Restoration of alveolar type II cell function contributes to simvastatin-induced attenuation of lung ischemia-reperfusion injury

Abstract

Alveolar type (AT) II cells transdifferentiate into ATI cells and as such represent a promising source for regenerating lung epithelium following lung injury. ATII cells are characterized by the presence of lamellar bodies (LBs), which store and secrete the surfactant protein-C (SP-C). Lung ischemia-reperfusion injury (LIRI) causes a distinct impairment of the ATII cell function, subsequently hindering lung repair by loss of ATI transdifferentiation. In this study, we provide new evidence that the 3-hydroxy-3-methylglutaryl coenzyme A (HMG-CoA) reductase inhibitor simvastatin may restore the function of impaired ATII cells in vitro and in vivo. ATII cell lines, A549 (human) and MLE-12 (mouse), were subjected to hypoxia-reoxygenation (H/R) injury. Simvastatin pretreatment at low (5-20 μM), but not high (50-100 μM) doses markedly reduced apoptosis and increased proliferation and SP-C expression.
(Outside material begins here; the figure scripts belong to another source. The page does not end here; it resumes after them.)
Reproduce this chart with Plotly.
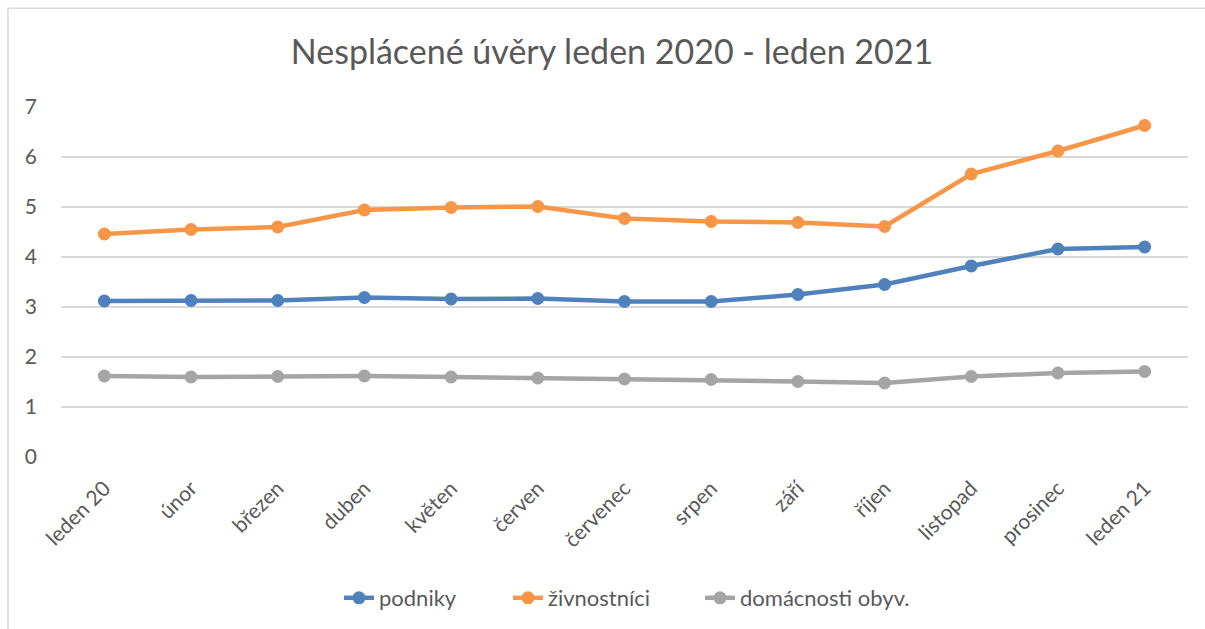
import plotly.graph_objects as go

months = ["leden 20", "únor", "březen", "duben", "květen", "červen", "červenec",
          "srpen", "září", "říjen", "listopad", "prosinec", "leden 21"]
podniky = [3.12, 3.13, 3.13, 3.19, 3.16, 3.17, 3.11, 3.11, 3.25, 3.45, 3.82, 4.16, 4.20]
zivnostnici = [4.46, 4.55, 4.60, 4.94, 4.99, 5.01, 4.77, 4.71, 4.69, 4.61, 5.66, 6.12, 6.63]
domacnosti = [1.62, 1.60, 1.61, 1.62, 1.60, 1.58, 1.56, 1.55, 1.51, 1.48, 1.61, 1.68, 1.71]
y_ticks = [0, 1, 2, 3, 4, 5, 6, 7]

series = [("podniky", podniky, "#4F81BD"),
          ("živnostníci", zivnostnici, "#F79646"),
          ("domácnosti obyv.", domacnosti, "#A5A5A5")]

W, H = 1205, 629
ML, MR, MT, MB = 61, 17, 107, 171
font = "Lato, 'Open Sans', sans-serif"
grey_text = "#595959"

pw = W - ML - MR
ph = H - MT - MB
def px_x(p):
    return (p - ML) / pw
def px_y(p):
    return (H - MB - p) / ph

# legend text start positions (px) in the reference
legend_text_px = [379, 548, 740]
legend_names = ["legend", "legend2", "legend3"]

fig = go.Figure()
for (name, vals, col), lg in zip(series, legend_names):
    fig.add_trace(go.Scatter(
        x=months, y=vals, name=name, mode="lines+markers",
        line=dict(color=col, width=4.5),
        marker=dict(color=col, size=13),
        legend=lg,
    ))

legend_layout = {}
for lg, tx in zip(legend_names, legend_text_px):
    legend_layout[lg] = dict(
        orientation="h", x=px_x(tx - 40), xanchor="left",
        y=px_y(598), yanchor="middle",
        font=dict(size=22, color=grey_text, family=font),
        bgcolor="rgba(0,0,0,0)", borderwidth=0)

fig.update_layout(
    width=W, height=H,
    margin=dict(l=ML, r=MR, t=MT, b=MB),
    paper_bgcolor="white", plot_bgcolor="white",
    font=dict(family=font, color=grey_text, size=21),
    title=dict(text="Nesplácené úvěry leden 2020 - leden 2021",
               x=612 / W, xanchor="center", y=1 - 52 / H, yanchor="middle",
               font=dict(size=34, color=grey_text, family=font)),
    xaxis=dict(type="category", range=[-0.5, 12.5], showgrid=False,
               showline=False, zeroline=False, ticks="", tickangle=-45,
               ticklabelstandoff=14,
               tickfont=dict(size=21, color=grey_text)),
    yaxis=dict(range=[0, 7], tickvals=y_ticks, showgrid=True,
               gridcolor="#D9D9D9", gridwidth=1.5, zeroline=False,
               showline=False, ticks="", ticklabelstandoff=23,
               tickfont=dict(size=21, color=grey_text)),
    showlegend=True,
    shapes=[dict(type="rect", xref="paper", yref="paper",
                 x0=px_x(8), x1=px_x(W + 20), y0=px_y(H + 20), y1=px_y(8),
                 line=dict(color="#D9D9D9", width=1.5), layer="below")],
    **legend_layout,
)

fig.write_html("out.html", config={"displayModeBar": False},
               post_script="document.body.style.margin='0';document.body.style.overflow='hidden';")
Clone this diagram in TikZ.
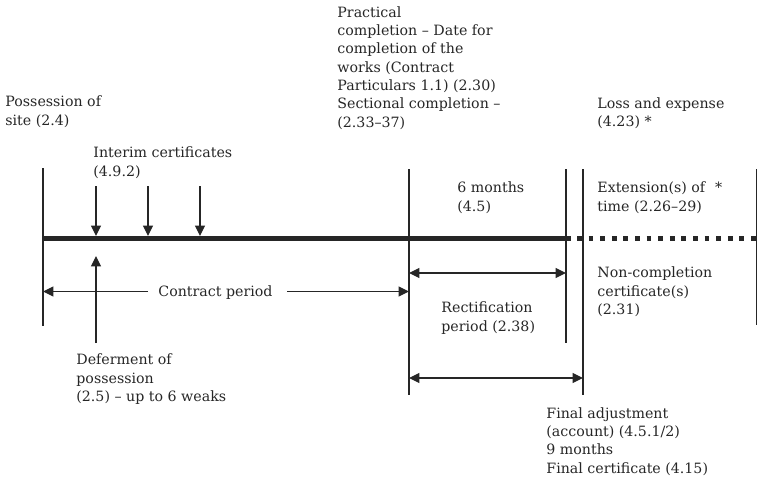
\documentclass[tikz,border=0pt]{standalone}
\usepackage{fontspec}
\setmainfont{DejaVu Serif}
\usetikzlibrary{arrows.meta}
\colorlet{ink}{black!85}
\newcommand{\tlfont}{\fontsize{7.1}{9.15}\selectfont}

\begin{document}
\begin{tikzpicture}[x=0.5pt,y=-0.5pt,
  lbl/.style={anchor=base west,align=left,inner sep=0pt,font=\tlfont,text=ink},
  tline/.style={draw=ink,line width=0.6pt},
  tip/.style={-{Triangle[length=5.2pt,width=5pt]}},
  both/.style={{Triangle[length=5.2pt,width=5pt]}-{Triangle[length=5.2pt,width=5pt]}}]
\useasboundingbox (0,0) rectangle (758,477);

% key dates on the time line
\coordinate (t0) at (43,238.5);   % possession
\coordinate (t1) at (409,238.5);  % practical completion
\coordinate (t2) at (566,238.5);  % end of rectification
\coordinate (t3) at (583,238.5);  % final certificate
\coordinate (t4) at (756.5,238.5);

% time line
\draw[ink,line width=2.5pt] (t0) -- (571,238.5);
\draw[ink,line width=2.5pt,dash pattern=on 2.4pt off 3.4pt] (577,238.5) -- (t4);

% verticals
\draw[tline] (43,168) -- (43,326);
\draw[tline] (409,169) -- (409,395);
\draw[tline] (566,169) -- (566,343);
\draw[tline] (583,169) -- (583,395);
\draw[tline] (756.5,169) -- (756.5,325);

% labels (placed by the baseline of their last line)
\node[lbl] (possn) at (5,125) {Possession of\\site (2.4)};
\node[lbl] (practical) at (337,127) {Practical\\completion -- Date for\\completion of the\\works (Contract\\Particulars 1.1) (2.30)\\Sectional completion --\\(2.33--37)};
\node[lbl] (loss) at (597,126.5) {Loss and expense\\(4.23) *};
\node[lbl] (interim) at (93,176) {Interim certificates\\(4.9.2)};
\node[lbl] (sixm) at (457,211) {6 months\\(4.5)};
\node[lbl] (ext) at (597,211) {Extension(s) of\hspace{5pt}*\\time (2.26--29)};
\node[lbl] (noncomp) at (597,314.5) {Non-completion\\certificate(s)\\(2.31)};
\node[lbl] (rect) at (441,331) {Rectification\\period (2.38)};
\node[lbl] (contract) at (158,296) {Contract period};
\node[lbl] (defer) at (76,401.5) {Deferment of\\possession\\(2.5) -- up to 6 weaks};
\node[lbl] (final) at (546,473) {Final adjustment\\(account) (4.5.1/2)\\9 months\\Final certificate (4.15)};

% interim certificates and deferment
\foreach \x in {96,148,200}
    \draw[tline,tip] (\x,186) -- (\x,236);
\draw[tline,tip] (96,343) -- (96,256);

% periods
\draw[tline,tip] (148,291.5) -- (t0 |- 0,291.5);
\draw[tline,tip] (287,291.5) -- (t1 |- 0,291.5);
\draw[tline,both] (t1 |- 0,273) -- (t2 |- 0,273);
\draw[tline,both] (t1 |- 0,378) -- (t3 |- 0,378);
\end{tikzpicture}
\end{document}
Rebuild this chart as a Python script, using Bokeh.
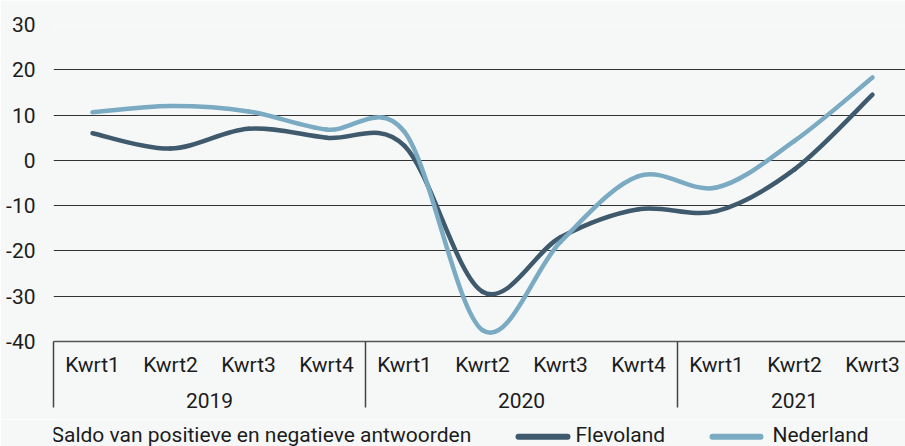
from bokeh.plotting import figure
from bokeh.models import Range1d, LinearAxis, FixedTicker
from bokeh.core.properties import value
from bokeh.layouts import column
from bokeh.embed import file_html
from bokeh.resources import INLINE
import numpy as np

# ---- data ----
quarters = ["Kwrt1", "Kwrt2", "Kwrt3", "Kwrt4",
            "Kwrt1", "Kwrt2", "Kwrt3", "Kwrt4",
            "Kwrt1", "Kwrt2", "Kwrt3"]
years = ["2019", "2020", "2021"]
year_sizes = [4, 4, 3]
flevoland = [6.0, 2.6, 7.0, 5.0, 3.2, -29.0, -17.0, -10.8, -11.2, -2.0, 14.5]
nederland = [10.6, 12.0, 10.8, 6.8, 6.3, -37.5, -18.0, -3.5, -6.0, 4.3, 18.3]
y_ticks = [-40, -30, -20, -10, 0, 10, 20, 30]
legend_title = "Saldo  van positieve en negatieve antwoorden"
series_names = ["Flevoland", "Nederland"]

BG = "#F6F8F8"
C_FLEVO = "#3F5A6C"
C_NED = "#7BAAC3"
TXT = "#1c1c1c"
FONT = "Roboto"
FS = "21px"

W = 905
H1 = 419
H2 = 446 - H1
LEFT, TOP, FRAME_H = 53, 24, 317
CAT_W = 78.0

idx = np.arange(len(quarters), dtype=float)

p = figure(width=W, height=H1, output_backend="svg", toolbar_location=None, tools="",
           x_range=Range1d(-0.5, -0.5 + (W - LEFT) / CAT_W), y_range=Range1d(-40, 30),
           x_axis_type=None, min_border_left=LEFT, min_border_right=0,
           min_border_top=TOP, min_border_bottom=H1 - TOP - FRAME_H)
p.background_fill_color = BG
p.border_fill_color = BG
p.outline_line_color = None

# y axis
p.yaxis.ticker = FixedTicker(ticks=y_ticks)
p.yaxis.major_label_overrides = {t: str(t) for t in y_ticks}
p.yaxis.axis_line_color = None
p.yaxis.major_tick_line_color = None
p.yaxis.minor_tick_line_color = None
p.yaxis.major_label_standoff = 12
p.yaxis.major_label_text_font = FONT
p.yaxis.major_label_text_font_size = FS
p.yaxis.major_label_text_color = TXT
p.ygrid.ticker = FixedTicker(ticks=y_ticks)
p.ygrid.grid_line_color = "#333333"
p.ygrid.grid_line_width = 1

# group boundaries
bounds = list(np.cumsum([0] + year_sizes) - 0.5)
year_centers = [(bounds[i] + bounds[i + 1]) / 2 for i in range(len(years))]

# quarter axis; group separators drawn as long minor ticks
ax1 = LinearAxis(ticker=FixedTicker(ticks=list(idx), minor_ticks=bounds[:-1]),
                 major_label_overrides={float(i): q for i, q in zip(idx, quarters)})
ax1.axis_line_color = "#555555"
ax1.axis_line_width = 1.5
ax1.major_tick_line_color = None
ax1.major_tick_out = 0
ax1.major_tick_in = 0
ax1.minor_tick_in = -66
ax1.minor_tick_out = 0
ax1.minor_tick_line_color = "#444444"
ax1.minor_tick_line_width = 1.5
ax1.major_label_standoff = 11
ax1.major_label_text_font = FONT
ax1.major_label_text_font_size = FS
ax1.major_label_text_color = TXT
p.add_layout(ax1, "below")

ax2 = LinearAxis(ticker=FixedTicker(ticks=year_centers, minor_ticks=[]),
                 major_label_overrides={float(c): y for c, y in zip(year_centers, years)})
ax2.axis_line_color = None
ax2.major_tick_line_color = None
ax2.major_tick_out = 0
ax2.major_tick_in = 0
ax2.minor_tick_line_color = None
ax2.major_label_standoff = 13
ax2.major_label_text_font = FONT
ax2.major_label_text_font_size = FS
ax2.major_label_text_color = TXT
p.add_layout(ax2, "below")


def smooth_segments(xs, ys):
    xs = np.asarray(xs, dtype=float)
    ys = np.asarray(ys, dtype=float)
    n = len(xs)
    px = np.concatenate([[xs[0]], xs, [xs[-1]]])
    py = np.concatenate([[ys[0]], ys, [ys[-1]]])
    out = {k: [] for k in ["x0", "y0", "x1", "y1", "cx0", "cy0", "cx1", "cy1"]}
    for i in range(n - 1):
        a, b, c, d = i, i + 1, i + 2, i + 3
        out["x0"].append(px[b]); out["y0"].append(py[b])
        out["x1"].append(px[c]); out["y1"].append(py[c])
        out["cx0"].append(px[b] + (px[c] - px[a]) / 6)
        out["cy0"].append(py[b] + (py[c] - py[a]) / 6)
        out["cx1"].append(px[c] - (px[d] - px[b]) / 6)
        out["cy1"].append(py[c] - (py[d] - py[b]) / 6)
    return out


colors = [C_FLEVO, C_NED]
for vals, col in zip([flevoland, nederland], colors):
    seg = smooth_segments(idx, vals)
    p.bezier(line_color=col, line_width=4.5, line_cap="round", **seg)

# ---- legend strip (x range in page pixels; frame aligned with the chart frame) ----
p2 = figure(width=W, height=H2, output_backend="svg", toolbar_location=None, tools="",
            x_axis_type=None, y_axis_type=None, x_range=Range1d(LEFT, W), y_range=Range1d(0, H2),
            min_border=0, min_border_left=LEFT, min_border_right=0,
            min_border_top=0, min_border_bottom=0)
p2.background_fill_color = BG
p2.border_fill_color = BG
p2.outline_line_color = None
p2.xgrid.visible = False
p2.ygrid.visible = False

swatch_x0 = [518, 712]
swatch_x1 = [567, 760]
swatch_y = 9.7
p2.segment(x0=swatch_x0, x1=swatch_x1, y0=[swatch_y] * 2, y1=[swatch_y] * 2,
           line_color=colors, line_width=6, line_cap="round")
p2.text(x=[51, 575, 772], y=[12, 12, 12], text=[legend_title] + series_names,
        text_font=value(FONT), text_font_size=value(FS), text_color=TXT,
        text_baseline="middle", text_align="left")

layout = column(p, p2, spacing=0)
open("out.html", "w").write(file_html(layout, INLINE))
In a rat lung ischemia-reperfusion (I/R) model, simvastatin treatment also increased ATII cell proliferation in vivo, as demonstrated by proliferating cell nuclear antigen/SP-C double staining. Transmission electron microscopy revealed that the number and volume density of LBs were significantly increased in the simvastatin-treated rat lungs. The protective effects of simvastatin were reversed in vitro by PI3-kinase (PI3K) inhibitors wortmannin and L-mevalonate, indicating that the PI3K/Akt and mevalonate pathways may be involved in simvastatin-induced ATII cell function restoration. These data demonstrate that an appropriate dose of simvastatin has a protective effect on LIRI in vitro and in vivo, due at least partially to restored ATII cell function via the HMG-CoA reductase pathway-dependent activation of PI3K/Akt signaling in a mevalonate pathway-dependent manner.